For personal development
Use the 10 minutes to reflect on one behavior, habit, or decision. Ask: What would this idea change in my day? Personal development content becomes more valuable when it leads to a specific action.
Common mistakes that make short study sessions fail
Short routines fail when they are treated like miniature marathons. Ten minutes is effective only if the task is appropriately small.
Watch out for these mistakes:
- Trying to do too much. If you aim to finish a whole lesson every day, you may feel behind fast.
- Starting without a plan. Ten minutes can disappear quickly if you spend the first half deciding what to do.
- Skipping review. New material without recall leads to shallow progress.
- Measuring only time spent. A focused 10 minutes is better than a distracted 30.
- Missing two or three days and restarting from scratch. The habit matters as much as the session.
If your routine feels hard to maintain, shrink the scope rather than increasing the motivation requirement. A smaller task is usually a better fix than a stronger promise.
A 7-day starter plan for your daily 10-minute routine
If you want a concrete way to begin, use this one-week setup.
Day 1: Choose one course and one goal
Pick a single course and define a narrow goal. For example: “Understand the basics of negotiation” or “Learn the core terms in public speaking.”
Day 2: Create your review note
Write a one-sentence summary of what you know so far. This becomes the anchor for tomorrow’s review.
Day 3: Study one small lesson chunk
Stop before you feel overloaded. The goal is to keep the session light enough to repeat tomorrow.
Day 4: Add recall
Without looking, write three things you remember. Check the material afterward.
Day 5: Apply the idea
Use the concept on a real example from your work, school, or daily life.
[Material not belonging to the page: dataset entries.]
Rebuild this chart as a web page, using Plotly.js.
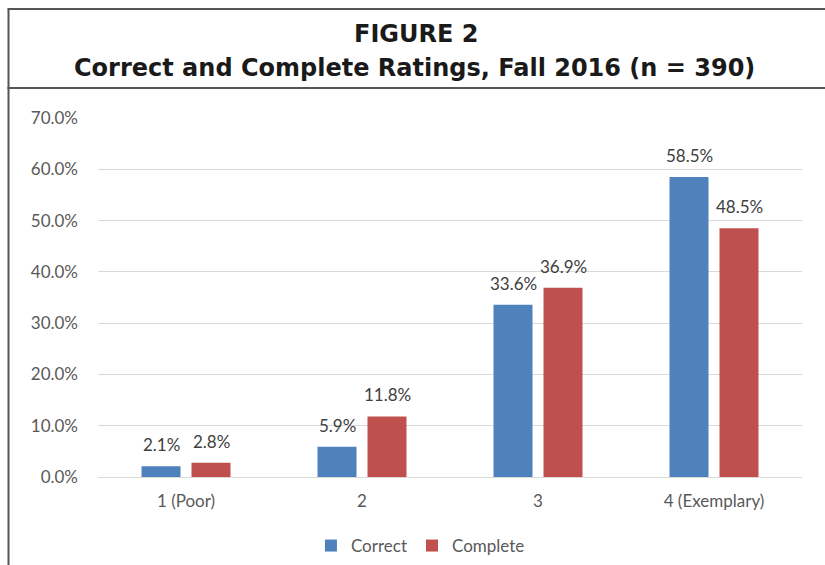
<!DOCTYPE html>
<html>
<head>
<meta charset="utf-8">
<script src="https://cdn.plot.ly/plotly-3.0.1.min.js"></script>
<style>html,body{margin:0;padding:0;background:#fff;}</style>
</head>
<body>
<div id="chart" style="width:825px;height:565px;"></div>
<script>
const categories = ["1 (Poor)", "2", "3", "4 (Exemplary)"];
const correctValues = [0.021, 0.059, 0.336, 0.585];
const completeValues = [0.028, 0.118, 0.369, 0.485];
const yTickVals = [0, 0.1, 0.2, 0.3, 0.4, 0.5, 0.6, 0.7];
const yTickText = ["0.0%", "10.0%", "20.0%", "30.0%", "40.0%", "50.0%", "60.0%", "70.0%"];
const titleLine1 = "FIGURE 2";
const titleLine2 = "Correct and Complete Ratings, Fall 2016 (n = 390)";

const W = 825, H = 565;
const ml = 98, mr = 23, mt = 118, mb = 88;
const pw = W - ml - mr, ph = H - mt - mb;
const px = x => (x - ml) / pw;
const py = y => (H - mb - y) / ph;

const fmt = v => (v * 100).toFixed(1) + "%";
const FONT = "Lato, 'Open Sans', sans-serif";
const labelFont = {family: FONT, size: 17, color: "#404040"};

const traces = [
  {type: "bar", name: "Correct", x: categories, y: correctValues,
   marker: {color: "#4f81bd"}, hoverinfo: "none"},
  {type: "bar", name: "Complete", x: categories, y: completeValues,
   marker: {color: "#c0504d"}, hoverinfo: "none"}
];

// data labels placed through the axes (category index), shifted to each bar's group slot
const barShift = 25;
const labelAnns = [];
categories.forEach((c, i) => {
  labelAnns.push({x: i, y: correctValues[i], xref: "x", yref: "y", text: fmt(correctValues[i]),
    showarrow: false, xanchor: "center", yanchor: "bottom", xshift: -barShift, yshift: 9,
    font: labelFont});
  labelAnns.push({x: i, y: completeValues[i], xref: "x", yref: "y", text: fmt(completeValues[i]),
    showarrow: false, xanchor: "center", yanchor: "bottom", xshift: barShift, yshift: 9,
    font: labelFont});
});

const layout = {
  width: W, height: H,
  margin: {l: ml, r: mr, t: mt, b: mb, pad: 0, autoexpand: false},
  paper_bgcolor: "#fff", plot_bgcolor: "#fff",
  barmode: "group", bargap: 0.432, bargroupgap: 0.22,
  showlegend: true,
  legend: {orientation: "h", x: 0.458, xanchor: "center", y: py(546), yanchor: "middle",
           font: {family: FONT, size: 17, color: "#595959"},
           itemwidth: 30, tracegroupgap: 0},
  xaxis: {type: "category", showgrid: false, zeroline: false, showline: false, ticks: "",
          ticklabelstandoff: 12,
          tickfont: {family: FONT, size: 17, color: "#595959"}},
  yaxis: {range: [0, 0.7], tickvals: yTickVals, ticktext: yTickText,
          showgrid: true, gridcolor: "#d9d9d9", gridwidth: 1, zeroline: true, zerolinecolor: "#d9d9d9",
          showline: false, ticks: "", ticklabelstandoff: 19,
          tickfont: {family: FONT, size: 17, color: "#595959"}},
  annotations: [
    {text: "<b>" + titleLine1 + "</b>", xref: "paper", yref: "paper", x: px(416), y: py(34),
     xanchor: "center", yanchor: "middle", showarrow: false,
     font: {family: "'DejaVu Sans', sans-serif", size: 24, color: "#1a1a1a"}},
    {text: "<b>" + titleLine2 + "</b>", xref: "paper", yref: "paper", x: px(414), y: py(68),
     xanchor: "center", yanchor: "middle", showarrow: false,
     font: {family: "'DejaVu Sans', sans-serif", size: 24, color: "#1a1a1a"}}
  ].concat(labelAnns),
  shapes: [
    {type: "line", xref: "paper", yref: "paper", x0: px(8.5), x1: px(8.5), y0: py(9), y1: py(H + 5),
     line: {color: "#555555", width: 2}},
    {type: "line", xref: "paper", yref: "paper", x0: px(7.5), x1: px(W + 5), y0: py(9), y1: py(9),
     line: {color: "#555555", width: 2}},
    {type: "line", xref: "paper", yref: "paper", x0: px(7.5), x1: px(W + 5), y0: py(88), y1: py(88),
     line: {color: "#555555", width: 2}}
  ]
};

Plotly.newPlot("chart", traces, layout, {displayModeBar: false, staticPlot: true});
</script>
</body>
</html>
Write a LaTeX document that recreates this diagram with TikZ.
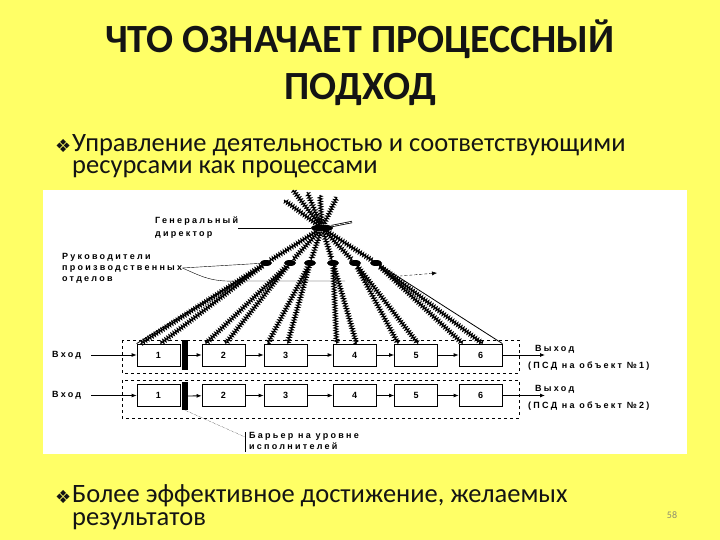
\documentclass[tikz,border=0pt]{standalone}
\usepackage{fontspec}
\setmainfont{Carlito}
\newfontfamily\symfont{DejaVu Sans}
\newfontfamily\diagfont[LetterSpace=25]{Liberation Sans}
\usetikzlibrary{positioning,arrows.meta,shapes.geometric,decorations.pathmorphing}
\definecolor{slideYellow}{HTML}{FFFF66}
\definecolor{slideInk}{HTML}{141414}
\definecolor{pageGray}{HTML}{8C8C6E}

\begin{document}
\begin{tikzpicture}[x=1pt,y=-1pt,
  procbox/.style={draw, thick, minimum width=43pt, minimum height=22pt, inner sep=0pt, font=\diagfont\bfseries\fontsize{9}{10}\selectfont},
  barrier/.style={fill, minimum width=6pt, inner sep=0pt},
  lbl/.style={font=\diagfont\bfseries\fontsize{9}{11}\selectfont, align=left, inner sep=0pt},
  flow/.style={-{Latex[length=5pt,width=4pt]}, thick},
  zz/.style={decorate, decoration={zigzag, amplitude=1.8pt, segment length=2.6pt}, line width=1.1pt},
  mgr/.style={fill, ellipse, minimum width=12pt, minimum height=6pt, inner sep=0pt},
  body/.style={anchor=base west, align=left, inner sep=0pt, text=slideInk, font=\fontsize{26.5}{22.5}\selectfont},
  bul/.style={anchor=base west, inner sep=0pt, text=slideInk, font=\symfont\fontsize{18}{20}\selectfont}]
% slide
\fill[slideYellow] (0,0) rectangle (720,540);
\fill[white] (43,190) rectangle (687,454);
\node[anchor=base, inner sep=0pt, text=slideInk, font=\bfseries\fontsize{40}{46}\selectfont] (t1) at (360,53) {ЧТО ОЗНАЧАЕТ ПРОЦЕССНЫЙ};
\node[anchor=base, inner sep=0pt, text=slideInk, font=\bfseries\fontsize{40}{46}\selectfont] (t2) at (360,100) {ПОДХОД};
\node[bul] (d1) at (55,153) {❖};
% the node's base is its last line
\node[body] (p1) at (72,174) {Управление деятельностью и соответствующими\\ресурсами как процессами};
\node[bul] (d2) at (55,503) {❖};
\node[body] (p2) at (72,525) {Более эффективное достижение, желаемых\\результатов};
\node[text=pageGray, font=\fontsize{10}{12}\selectfont] (num) at (672,515) {58};

% frames
\draw[dashed] (122,340) rectangle (519,373);
\draw[dashed] (122,380) rectangle (519,418);

% process rows
\foreach \r/\y in {1/355,2/395.5} {
  \foreach \i/\x in {1/158.5,2/223.5,3/285.5,4/354.5,5/416,6/480.5}
    \node[procbox] (b\r\i) at (\x,\y) {\i};
  \foreach \i in {2,...,5} {
    \pgfmathtruncatemacro{\j}{\i+1}
    \draw[flow] (b\r\i) -- (b\r\j);
  }
  \node[lbl, anchor=west] (in\r) at (52,\y) {Вход};
  \draw[flow] ([xshift=10pt]in\r.east) -- (b\r1.west);
  \coordinate (out\r) at (545,\y);
  \draw[flow] (b\r6.east) -- (out\r);
  \node[lbl, anchor=south west] (outlbl\r) at (535,\y-2) {Выход};
}
\node[barrier, minimum height=30pt] (bar1) at (185,355) {};
\node[barrier, minimum height=28pt] (bar2) at (185,396) {};
\draw[flow] (bar1) -- (b12);
\draw[flow] (bar2) -- (b22);
\node[lbl, anchor=west] (obj1) at (528,366) {(ПСД на объект №1)};
\node[lbl, anchor=west] (obj2) at (528,406) {(ПСД на объект №2)};

% barrier callout
\coordinate (bc) at (245,437);
\draw[densely dotted] (bar2.south) -- (bc);
\draw (245,432) -- (245,452);
\node[lbl, anchor=north west] (barlbl) at (249,432) {Барьер на уровне\\исполнителей};

% hierarchy
\node[fill, ellipse, minimum width=22pt, minimum height=7pt, inner sep=0pt] (gd) at (322,228) {};
\foreach \i/\x in {1/266,2/290,3/310,4/333,5/355,6/376}
  \node[mgr] (m\i) at (\x,263) {};
\foreach \p in {(284,200),(293,190),(307,192),(320,195),(337,197)}
  \draw[zz] (gd) -- \p;
\draw[thick, double] (gd) -- (352,222);
\foreach \i in {1,...,6} {
  \draw[zz] (gd) -- (m\i);
  \draw[zz] (m\i) -- ([xshift=4pt]b1\i.north west);
  \draw[zz] (m\i) -- ([xshift=2pt]b1\i.north);
}
\draw[thick] (gd) -- (b11.north west);
\draw[thick] (gd) -- (b16.north east);

% labels of the hierarchy
\node[lbl, anchor=west, font=\diagfont\bfseries\fontsize{9}{13}\selectfont] (gdlbl) at (155,228) {Генеральный\\директор};
\draw (gdlbl.east) -- (gd);
\node[lbl, anchor=west] (mlbl) at (62,268) {Руководители\\производственных\\отделов};
\draw (mlbl.east) -- (m1);
\draw (mlbl.east) .. controls (205,278) and (212,282) .. (240,281) -- (345,281);
\draw[densely dashed, {Latex[length=5pt,width=4pt]}-] (437,273) -- (400,276);
\end{tikzpicture}
\end{document}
Day 6: Do a quick quiz or self-check
If your course includes a quiz, use it. If not, make your own three-question check.
Day 7: Review progress and reset
Look back at your notes and decide exactly where Monday starts. That reset is what keeps the habit stable.
Tools that make short learning sessions easier
You do not need much, but a few tools can make the habit smoother:
- A notes app for one-sentence summaries and next-step reminders
- A timer to keep the session tight
- A quiz or flashcard system for recall
- A calendar or habit tracker to mark completed days
Some learners also like platforms that break content into lesson-sized pieces with summaries and quizzes. That structure can reduce the effort required to start and make it easier to return after a gap.
If you are using Virversity, the lesson summaries and quiz format can fit neatly into a short daily routine. You can finish a small session, mark your progress, and know exactly what to do next.
When 10 minutes is enough — and when it is not
A 10-minute routine is enough for:
- Reviewing prior material
- Building consistency
- Reinforcing concepts
- Keeping a course active while you are busy
It is not enough for:
- Practicing a complex technical skill from scratch
- Writing a full project or assignment
- Doing deep problem-solving on advanced material
That is why the best approach is often a blend: use a short daily routine to stay engaged, then schedule a longer weekly session for more demanding work. The daily habit keeps the course moving; the longer session does the heavier lifting.
Checklist: your daily 10-minute routine for online learning
- Open with a one-minute memory review
- Study one small lesson chunk
- Close the material and recall the main idea
- Write one application example
- Leave a note for tomorrow
- Track the session so you can see consistency over time
Final thoughts
A daily 10-minute routine for online learning is not about doing less. It is about making learning repeatable. When your study plan is small enough to survive a busy day, you are far more likely to keep going long enough to actually improve.
Start with one course, one goal, and one ten-minute session. Keep it simple, repeat it tomorrow, and let consistency do the work.